With Ja Ja Ja Festival headed our way, culinary creators Emiliana Torrini and Antto Melasniemi give us a premature taste of all things Nordic

I’m at a boozy dinner party in Reykjavik, Iceland, and a dozen or so boisterous Scandis are garlanding each other with seaweed and toilet roll, as they dance around to Neneh Cherry’s Buffalo Stance. It’s possibly not my usual Saturday night, but I’m here on the invitation of Emiliana Torrini and Antto Melasniemi – the dream team curating the menu for the next Ja Ja Ja Festival, showcasing the best music and food from the region for Brits hankering after a slice of Nordic cool.

Icelandic-Italian singer-songwriter Torrini, who headlines the festival this year, is a self-professed gourmand from a long-line of restaurateurs – while Melasniemi is an incredible Finnish chef, who also just happens to be a former member of seminal Metal band HIM. I’ve come to track him on his first ever trip to Iceland, as he attempts to develop the perfect modern Nordic dishes for the festival.

Melasniemi is famous for his creativity, with impressive pop-ups at the London Design Festival and a much-publicised roving solar kitchen on his CV. He’s also, as I discover, a man of big smiles and great kindness – but very few words, not really keen to explain his thought processes. Essentially he’s a spontaneous punk rocker, even in the kitchen.


So why has the Finn gone to Iceland? For one thing, the collaboration could really help to bolster the country’s foodie reputation – for while we’re all used to lauding fancy cuisine from the likes of Copenhagen’s Noma, Icelandic food has for a long time continued to be equated with such ’delicacies’ as rotting shark. “It has been very difficult to get people to do new things,” agrees the ever-merry and twinkly-eyed Torrini, stirring a pint glass filled with prosecco, juniper spirit and crowberry liquor with the pointy end of a giant knife. “But now new ambitions are coming, and all the ingredients we have to work with are so fresh – our food could be so exciting.”

Melasniemi is creating a mixture of old and new, with elements from all the other Nordic countries thrown into the mix. This dinner party marks his first attempt to present the ideas he’s been working on for Ja Ja Ja, with guests including the festival organiser, and other musicians set to perform.

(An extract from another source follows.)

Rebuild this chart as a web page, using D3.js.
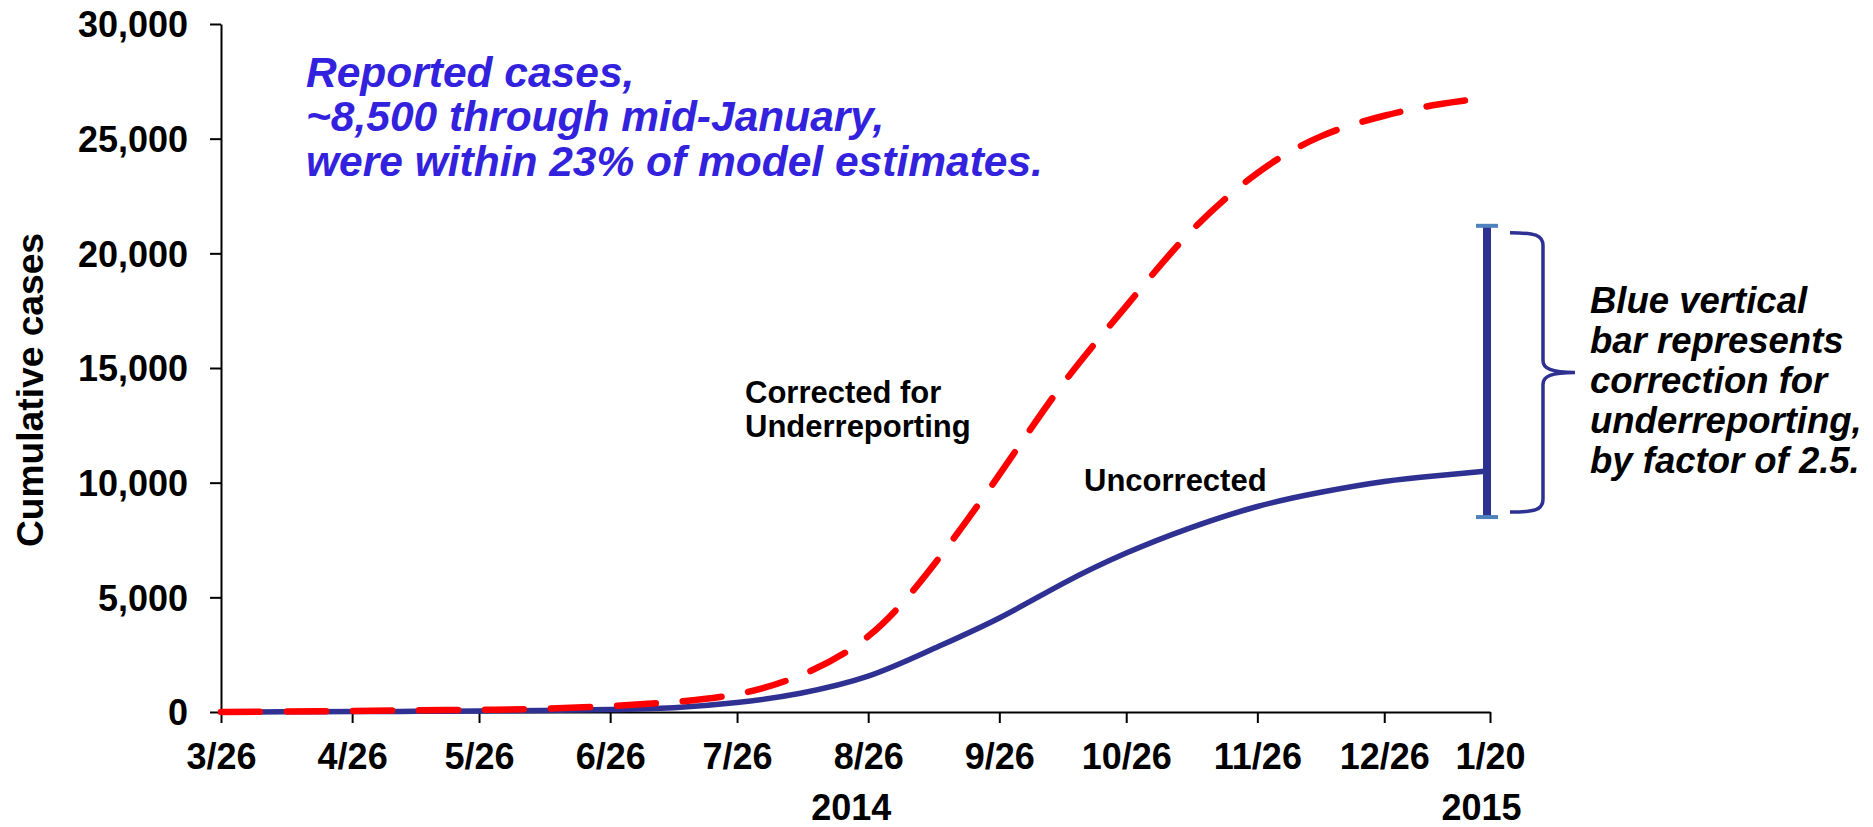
<!DOCTYPE html>
<html>
<head>
<meta charset="utf-8">
<script src="https://cdn.jsdelivr.net/npm/d3@7/dist/d3.min.js"></script>
<style>
  html, body { margin: 0; padding: 0; background: #ffffff; }
  svg { display: block; font-family: "Liberation Sans", Arial, Helvetica, sans-serif; }
</style>
</head>
<body>
<svg id="chart" width="1873" height="827"></svg>
<script>
// ---------------- data ----------------
const dates = ["2014-03-26","2014-04-10","2014-04-26","2014-05-11","2014-05-26","2014-06-10","2014-06-26",
  "2014-07-11","2014-07-26","2014-08-10","2014-08-26","2014-09-10","2014-09-26","2014-10-11","2014-10-26",
  "2014-11-10","2014-11-26","2014-12-11","2014-12-26","2015-01-08","2015-01-20"];
const corrected   = [0, 25, 45, 70, 95, 140, 260, 440, 780, 1600, 3300, 6300, 10350, 14300, 17700, 20900, 23500, 25100, 26000, 26500, 26800];
const uncorrected = [0, 10, 20, 30, 45, 70, 110, 190, 410, 820, 1560, 2720, 4100, 5600, 6930, 8020, 8960, 9580, 10050, 10310, 10520];

const xTickDates  = ["2014-03-26","2014-04-26","2014-05-26","2014-06-26","2014-07-26","2014-08-26","2014-09-26","2014-10-26","2014-11-26","2014-12-26","2015-01-20"];
const xTickLabels = ["3/26","4/26","5/26","6/26","7/26","8/26","9/26","10/26","11/26","12/26","1/20"];
const yTicks      = [0, 5000, 10000, 15000, 20000, 25000, 30000];
const yearDates   = ["2014-08-22","2015-01-18"];
const yearLabels  = ["2014","2015"];

const barDate = "2015-01-20";
const barLow = 8500, barHigh = 21200;

const annotationLines = ["Reported cases,", "~8,500 through mid-January,", "were within 23% of model estimates."];
const noteLines = ["Blue vertical", "bar represents", "correction for", "underreporting,", "by factor of 2.5."];
const correctedLabel = ["Corrected for", "Underreporting"];
const uncorrectedLabel = "Uncorrected";
const yTitle = "Cumulative cases";

// ---------------- setup ----------------
const parse = d3.utcParse("%Y-%m-%d");
const svg = d3.select("#chart");
const BLUE = "#2E3192", RED = "#FF0000", CAP = "#4F81BD", TXTBLUE = "#3322DD";

const x = d3.scaleUtc().domain([parse("2014-03-26"), parse("2015-01-20")]).range([221, 1490]);
const y = d3.scaleLinear().domain([0, 30000]).range([712, 24]);

// axes
const yAxis = d3.axisLeft(y).tickValues(yTicks).tickFormat(d3.format(",")).tickSize(11).tickSizeOuter(0).tickPadding(22);
const gy = svg.append("g").attr("transform", `translate(${x.range()[0]},0)`).call(yAxis);
gy.selectAll("text").attr("font-size", 36).attr("font-weight", "bold").attr("fill", "#000").attr("dy", "0.36em");
gy.selectAll("line, path").attr("stroke", "#000").attr("stroke-width", 2);

const xAxis = d3.axisBottom(x).tickValues(xTickDates.map(parse))
  .tickFormat((d, i) => xTickLabels[i]).tickSize(11).tickSizeOuter(0).tickPadding(20);
const gx = svg.append("g").attr("transform", `translate(0,${y(0)})`).call(xAxis);
gx.selectAll("text").attr("font-size", 36).attr("font-weight", "bold").attr("fill", "#000");
gx.selectAll("line, path").attr("stroke", "#000").attr("stroke-width", 2);
svg.selectAll(".domain").attr("fill", "none");

// year labels
svg.append("g").selectAll("text").data(yearLabels).join("text")
  .attr("x", (d, i) => x(parse(yearDates[i])))
  .attr("y", y(0) + 108)
  .attr("text-anchor", "middle").attr("font-size", 36).attr("font-weight", "bold").attr("fill", "#000")
  .text(d => d);

// y title
svg.append("text")
  .attr("transform", `translate(43,390) rotate(-90)`)
  .attr("text-anchor", "middle").attr("font-size", 37).attr("font-weight", "bold")
  .attr("textLength", 314).attr("lengthAdjust", "spacingAndGlyphs")
  .text(yTitle);

// lines
const blueData = dates.map((d, i) => ({ date: parse(d), v: uncorrected[i] }));
const redData  = dates.map((d, i) => ({ date: parse(d), v: corrected[i] }));
const line = d3.line().x(d => x(d.date)).y(d => y(d.v)).curve(d3.curveNatural);

svg.append("path").datum(blueData).attr("d", line)
  .attr("fill", "none").attr("stroke", BLUE).attr("stroke-width", 5.5);

svg.append("path").datum(redData).attr("d", line)
  .attr("fill", "none").attr("stroke", RED).attr("stroke-width", 6.5)
  .attr("stroke-dasharray", "39 27").attr("stroke-linecap", "round");

// vertical bar with caps
const bx = x(parse(barDate)) - 3;
svg.append("line").attr("x1", bx).attr("x2", bx).attr("y1", y(barHigh)).attr("y2", y(barLow))
  .attr("stroke", BLUE).attr("stroke-width", 8);
[barHigh, barLow].forEach(v => {
  svg.append("line").attr("x1", bx - 11).attr("x2", bx + 11).attr("y1", y(v)).attr("y2", y(v))
    .attr("stroke", CAP).attr("stroke-width", 4);
});

// curly brace
const bTop = y(barHigh) + 7, bBot = y(barLow) - 5, bMid = (bTop + bBot) / 2;
const bL = bx + 23, bV = bx + 56, bT = bx + 88;
const brace = d3.path();
brace.moveTo(bL, bTop);
brace.bezierCurveTo(bL + 25, bTop, bV, bTop + 2, bV, bTop + 13);
brace.lineTo(bV, bMid - 12);
brace.bezierCurveTo(bV, bMid - 4, bV + 8, bMid, bT, bMid);
brace.bezierCurveTo(bV + 8, bMid, bV, bMid + 4, bV, bMid + 12);
brace.lineTo(bV, bBot - 13);
brace.bezierCurveTo(bV, bBot - 2, bL + 25, bBot, bL, bBot);
svg.append("path").attr("d", brace.toString()).attr("fill", "none").attr("stroke", BLUE).attr("stroke-width", 3.5);

// annotation (top)
svg.append("g").selectAll("text").data(annotationLines).join("text")
  .attr("x", 306).attr("y", (d, i) => 86.5 + i * 44.5)
  .attr("font-size", 42.5).attr("font-weight", "bold").attr("font-style", "italic").attr("fill", TXTBLUE)
  .text(d => d);

// right note
svg.append("g").selectAll("text").data(noteLines).join("text")
  .attr("x", 1590).attr("y", (d, i) => 313 + i * 40)
  .attr("font-size", 36.5).attr("font-weight", "bold").attr("font-style", "italic").attr("fill", "#000")
  .text(d => d);

// series labels
svg.append("g").selectAll("text").data(correctedLabel).join("text")
  .attr("x", 745).attr("y", (d, i) => 403 + i * 33.5)
  .attr("font-size", 31).attr("font-weight", "bold").attr("fill", "#000")
  .text(d => d);
svg.append("text").attr("x", 1084).attr("y", 491)
  .attr("font-size", 31).attr("font-weight", "bold").attr("fill", "#000")
  .text(uncorrectedLabel);
</script>
</body>
</html>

In a big, glass-fronted apartment overlooking the sea, I settle in with some dangerously delicious rhubarb liquor on ice sourced from the 64 Reykjavik Distillery, which turns out to be owned by the friendly couple sitting opposite me. Clearly, good people to know. We kick off snacking with Torrini’s favourite – cod cheeks, deep fried into golden morsels of oily, meaty flavour and served with an aioli-style sauce and seaweed salt. Scampi and tartar sauce is over for me, frankly, from now on. Next up are pancakes, filled with crispy red cabbage and what Melasniemi cheerfully but gruffly explains is: ‘lamb’s face.’ I’m slightly perturbed by the idea but take a bite, and enjoy the distinctively sweet taste.

We sit down for the main event – a lobster and fish stew in a light and herby broth, deliciously offset by a sumptuous stodgy island of buttery fried rye bread. Afterwards comes not one but two puddings – a seaweed crème brûlée, in which the almost-bitter unami taste perfectly cuts through creamy sweetness a second or so afterwards, and a chocolate liquorish pot which is so gorgeous it practically makes my eyes roll up in their sockets.

Hopefully by now you’re feeling hungry and a bit jealous – but all this should be recreated (in affordable form) on the Ja Ja Ja Festival menu come November, with the addition of a Goat curd and mushroom sandwich for veggies. So those going to catch the likes of Torrini, When Saints Go Machine and Highasakite can look forward to munching on an experimental extravaganza, that’s several cuts above the usual festival fayre. Cheesy chips with curry sauce anyone? Nope, didn’t think so.